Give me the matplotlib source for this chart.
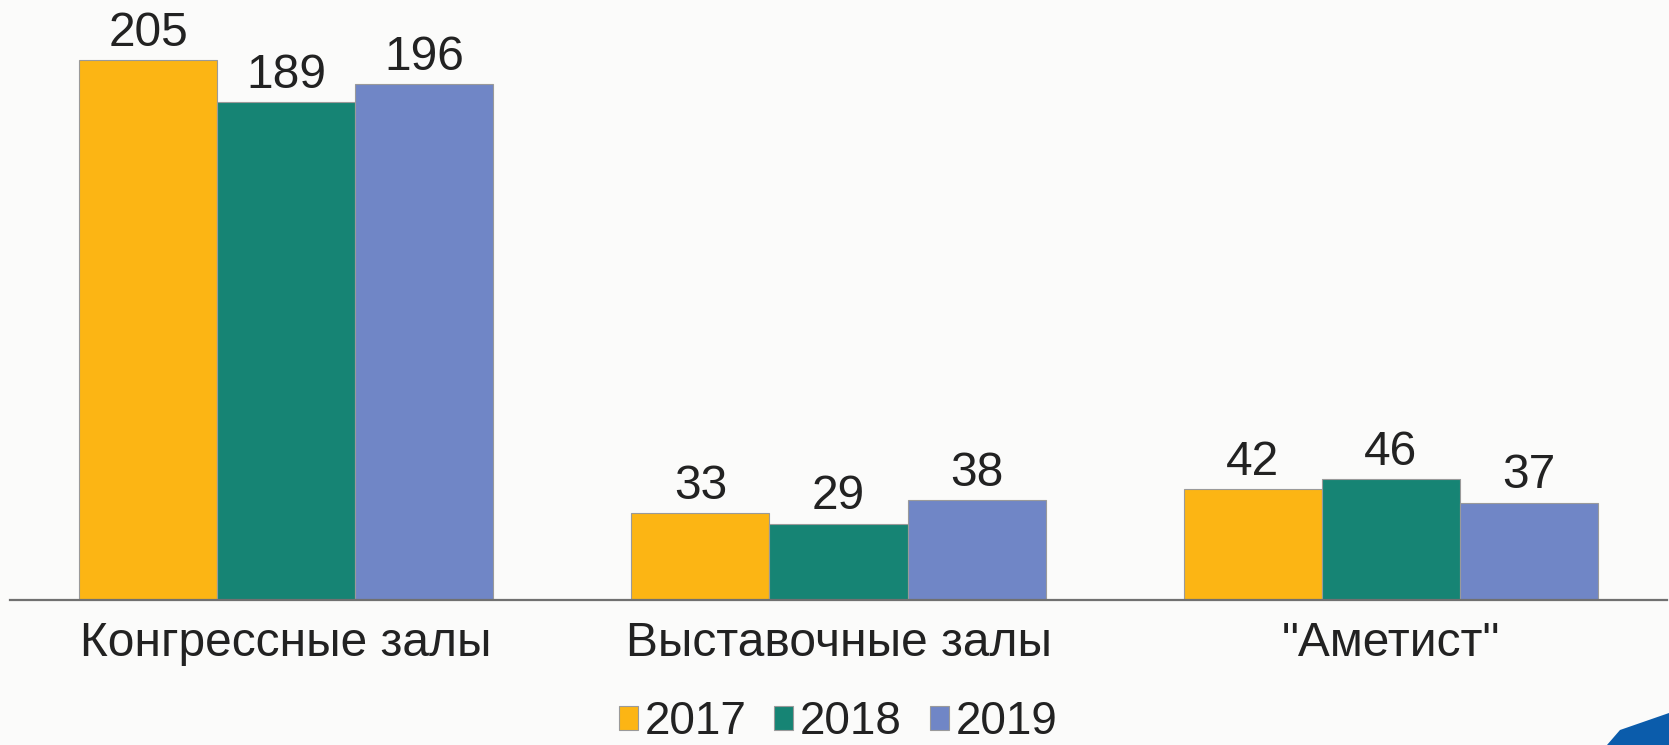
import numpy as np
import matplotlib.pyplot as plt
from matplotlib.patches import Polygon

categories = ['Конгрессные залы', 'Выставочные залы', '"Аметист"']
years = ['2017', '2018', '2019']
values_2017 = [205, 33, 42]
values_2018 = [189, 29, 46]
values_2019 = [196, 38, 37]
colors = ['#FCB514', '#168474', '#7086C6']

plt.rcParams['font.family'] = ['Liberation Sans', 'DejaVu Sans']

fig = plt.figure(figsize=(16.69, 7.45), dpi=100)
fig.patch.set_facecolor('#FBFBFA')
ax = fig.add_axes([10 / 1669, 1 - 600 / 745, 1657 / 1669, 600 / 745])
ax.set_facecolor('#FBFBFA')

x = np.arange(len(categories))
w = 0.25
series = [values_2017, values_2018, values_2019]
for i, (vals, yr, c) in enumerate(zip(series, years, colors)):
    bars = ax.bar(x + (i - 1) * w, vals, w, color=c, edgecolor='#9a9a9a',
                  linewidth=0.8, label=yr)
    ax.bar_label(bars, padding=3, fontsize=34.5, color='#222222')

ax.set_xlim(-0.5, 2.5)
ax.set_ylim(0, 227.8)
for s in ['top', 'right', 'left']:
    ax.spines[s].set_visible(False)
ax.spines['bottom'].set_color('#707070')
ax.spines['bottom'].set_linewidth(1.6)
ax.set_yticks([])
ax.set_xticks(x)
ax.set_xticklabels(categories, fontsize=34.5, color='#222222')
ax.tick_params(axis='x', length=0, pad=15)

# legend at the bottom, kept just inside the frame
ax.legend(loc='lower center', bbox_to_anchor=(838 / 1669, 0.001),
          bbox_transform=fig.transFigure, ncol=3, frameon=False, fontsize=33,
          handlelength=0.42, handleheight=0.42, handletextpad=0.15,
          columnspacing=0.6, labelcolor='#222222', borderpad=0,
          borderaxespad=0)

# decorative corner shape
corner = Polygon([(1607, 0), (1620, 15), (1669, 32), (1669, 0)],
                 closed=True, transform=None, facecolor='#0B5CAB',
                 edgecolor='none')
fig.patches.append(corner)

fig.savefig('out.png', dpi=100, facecolor=fig.get_facecolor())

⁂

■ **Task description**
Repeat the lines of the listing above verbatim, beginning at its first line and ending at the line containing "ax.set_facecolor('#FBFBFA')", which is included. Omit pictures.

■ **Solution to the exercise**
Give me the matplotlib source for this chart.
import numpy as np
import matplotlib.pyplot as plt
from matplotlib.patches import Polygon

categories = ['Конгрессные залы', 'Выставочные залы', '"Аметист"']
years = ['2017', '2018', '2019']
values_2017 = [205, 33, 42]
values_2018 = [189, 29, 46]
values_2019 = [196, 38, 37]
colors = ['#FCB514', '#168474', '#7086C6']

plt.rcParams['font.family'] = ['Liberation Sans', 'DejaVu Sans']

fig = plt.figure(figsize=(16.69, 7.45), dpi=100)
fig.patch.set_facecolor('#FBFBFA')
ax = fig.add_axes([10 / 1669, 1 - 600 / 745, 1657 / 1669, 600 / 745])
ax.set_facecolor('#FBFBFA')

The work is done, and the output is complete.